Another concern is the potential downsizing of businesses that rely heavily on Sahelian markets. “Most manufacturing exporters doing a higher volume of export to any of the affected economies could resolve a reduction in their manufacturing operations and retrench their workforce, and tax revenue accruable to the government from such companies would be reduced,” Erewa-Meggison noted. Furthermore, the levy could fuel informal trade and smuggling along the borders, leading to data loss on Nigeria’s trade volume with these countries.
A Political Move with Economic Consequences
At its core, the levy is more than just a revenue-raising tool. The juntas governing the three nations have framed it as a means of financing their alliance, reinforcing their economic independence from ECOWAS. Their exit from the regional bloc was fueled by accusations that ECOWAS failed to adequately support them in battling Islamist insurgencies. Since then, these governments have taken steps to consolidate power, including deepening military and economic integration under AES.
However, the Sahel states remain some of the poorest in the world, reliant on trade with larger economies like Nigeria to sustain their fragile economies. The new tariff risks hurting not only Nigerian exporters but also local businesses in the Sahel region that depend on affordable Nigerian goods.

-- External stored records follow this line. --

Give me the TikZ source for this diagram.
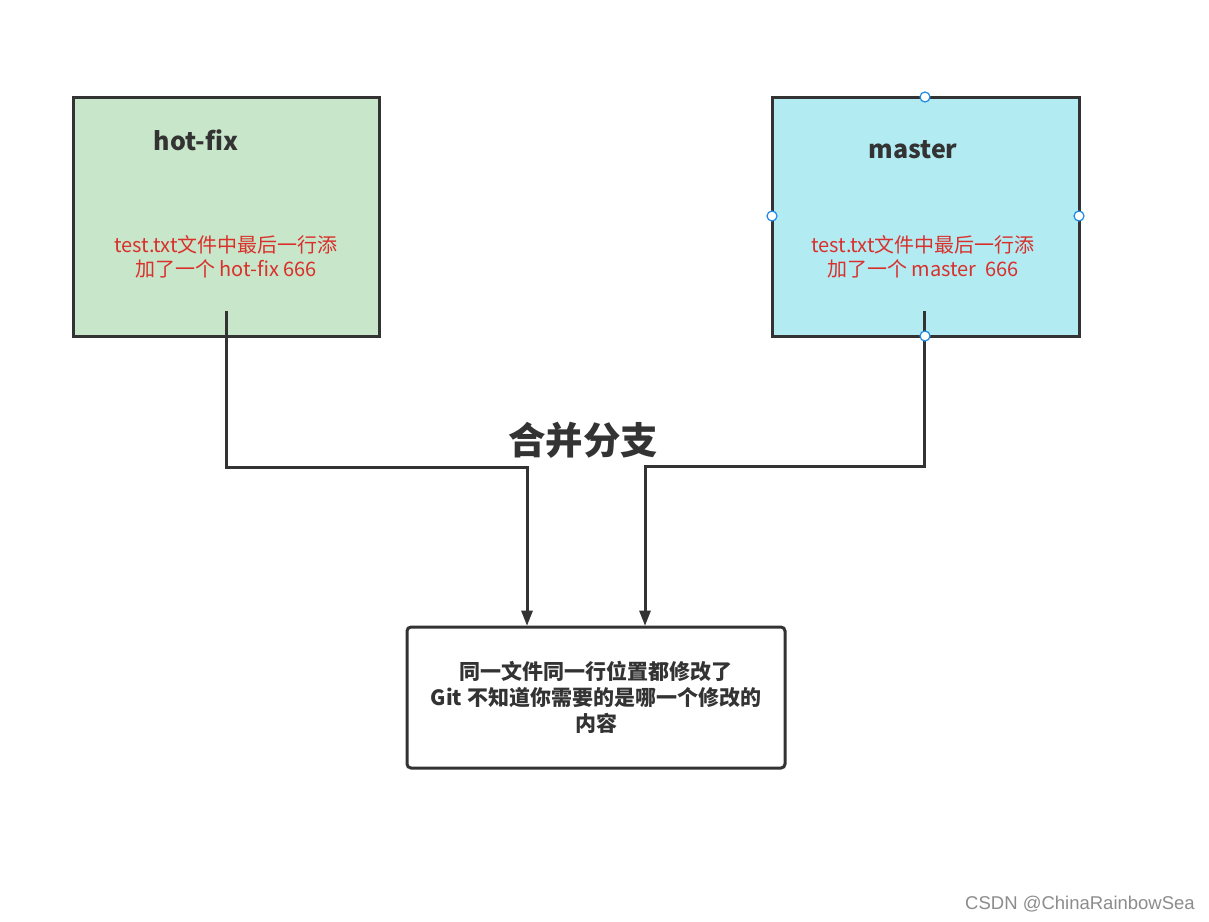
\documentclass[tikz,border=0pt]{standalone}
\usepackage{fontspec}
\setmainfont{Noto Sans CJK SC}
\newfontfamily\wmfont{Liberation Sans}
\definecolor{edge}{HTML}{333333}
\definecolor{greenfill}{HTML}{C8E6C9}
\definecolor{cyanfill}{HTML}{B2EBF2}
\definecolor{redtxt}{HTML}{D9302C}
\definecolor{handle}{HTML}{1E88E5}
\begin{document}
\begin{tikzpicture}[x=1pt,y=-1pt,
  branchbox/.style={draw=edge,line width=3pt},
  titletxt/.style={font=\fontsize{25}{30}\selectfont\bfseries,text=edge,inner sep=0},
  redlabel/.style={font=\fontsize{20}{24.5}\selectfont,text=redtxt,align=center,inner sep=0},
  connline/.style={draw=edge,line width=3pt},
  conntip/.style={fill=edge},
  handledot/.style={circle,draw=handle,fill=white,line width=1.2pt,minimum size=10pt,inner sep=0}]
\useasboundingbox (0,0) rectangle (1209,921);
\fill[white] (0,0) rectangle (1209,921);
% boxes
\path[branchbox,fill=greenfill] (73,97) rectangle (379,336);
\path[branchbox,fill=cyanfill] (772,97) rectangle (1079,336);
\node[titletxt] (hftitle) at (196,140) {hot-fix};
\node[titletxt] (mtitle) at (913,150) {master};
\node[redlabel] (hftext) at (226,257) {test.txt文件中最后一行添\\加了一个 hot-fix 666};
\node[redlabel] (mtext) at (923,257) {test.txt文件中最后一行添\\加了一个 master\ \ 666};
% title
\node[font=\fontsize{37.5}{44}\selectfont\bfseries,text=edge,inner sep=0] (merge) at (583,440) {合并分支};
% bottom box
\node[draw=edge,line width=3pt,rounded corners=4pt,minimum width=378pt,minimum height=141pt,
  font=\fontsize{21}{26}\selectfont\bfseries,text=edge,align=center,inner sep=0] (result) at (596,697.5)
  {同一文件同一行位置都修改了\\Git 不知道你需要的是哪一个修改的\\内容};
% connectors
\coordinate (hfstart) at (226,311);
\coordinate (mstart) at (924,311);
\coordinate (hfbend) at (527,467);
\coordinate (mbend) at (645,466);
\coordinate (hfend) at (hfbend |- result.north);
\coordinate (mend) at (mbend |- result.north);
\path[connline] (hfstart) |- (hfbend) -- ([yshift=12pt]hfend);
\path[connline] (mstart) |- (mbend) -- ([yshift=12pt]mend);
\path[conntip] (hfend) -- ++(-6,-15) -- ++(12,0) -- cycle;
\path[conntip] (mend) -- ++(-6,-15) -- ++(12,0) -- cycle;
% handles
\node[handledot] (h1) at (925,97) {};
\node[handledot] (h2) at (772,216) {};
\node[handledot] (h3) at (1079,216) {};
\node[handledot] (h4) at (925,336) {};
% watermark
\node[font=\wmfont\fontsize{18.5}{22}\selectfont,text=black!45,inner sep=0] (wm) at (1080,904) {CSDN @ChinaRainbowSea};
\end{tikzpicture}
\end{document}
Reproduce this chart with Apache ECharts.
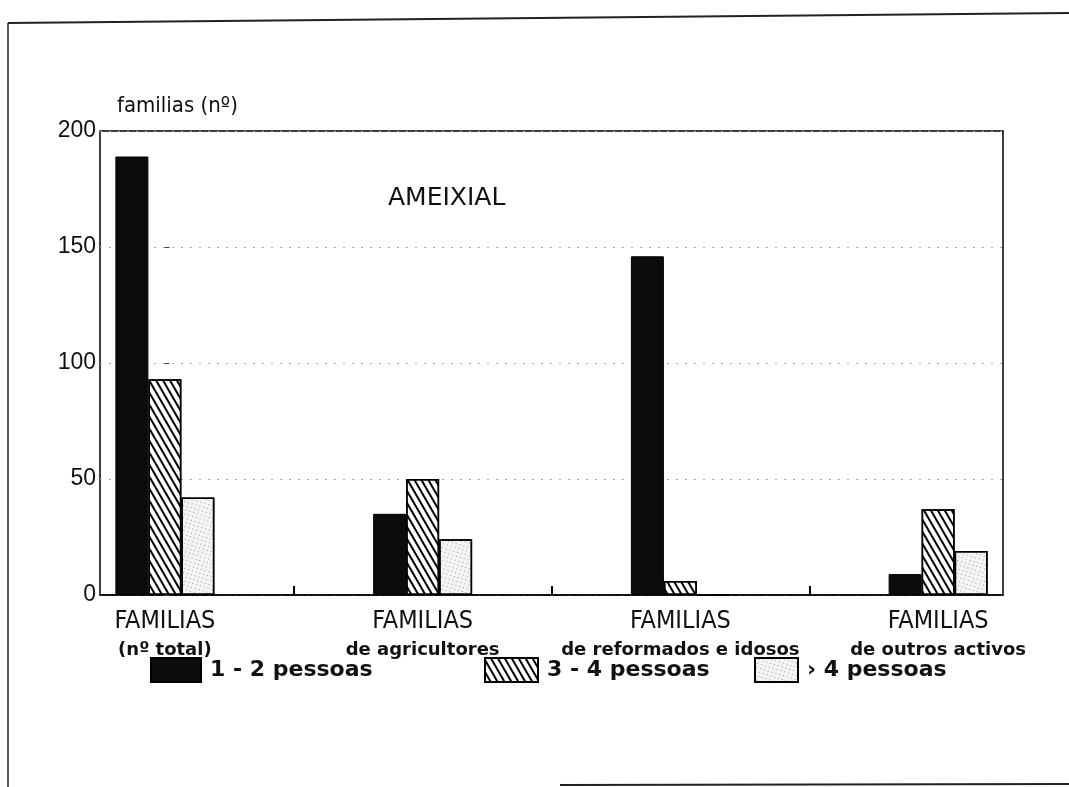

The Future of Regional Trade
This policy shift raises broader concerns about the future of West African trade dynamics. If more nations begin to erect trade barriers, ECOWAS could see its influence wane, leading to further economic fragmentation in the region.
For now, the introduction of the levy signals a new reality, one in which Nigerian exporters must brace for increased costs and greater uncertainty in their regional trade relationships.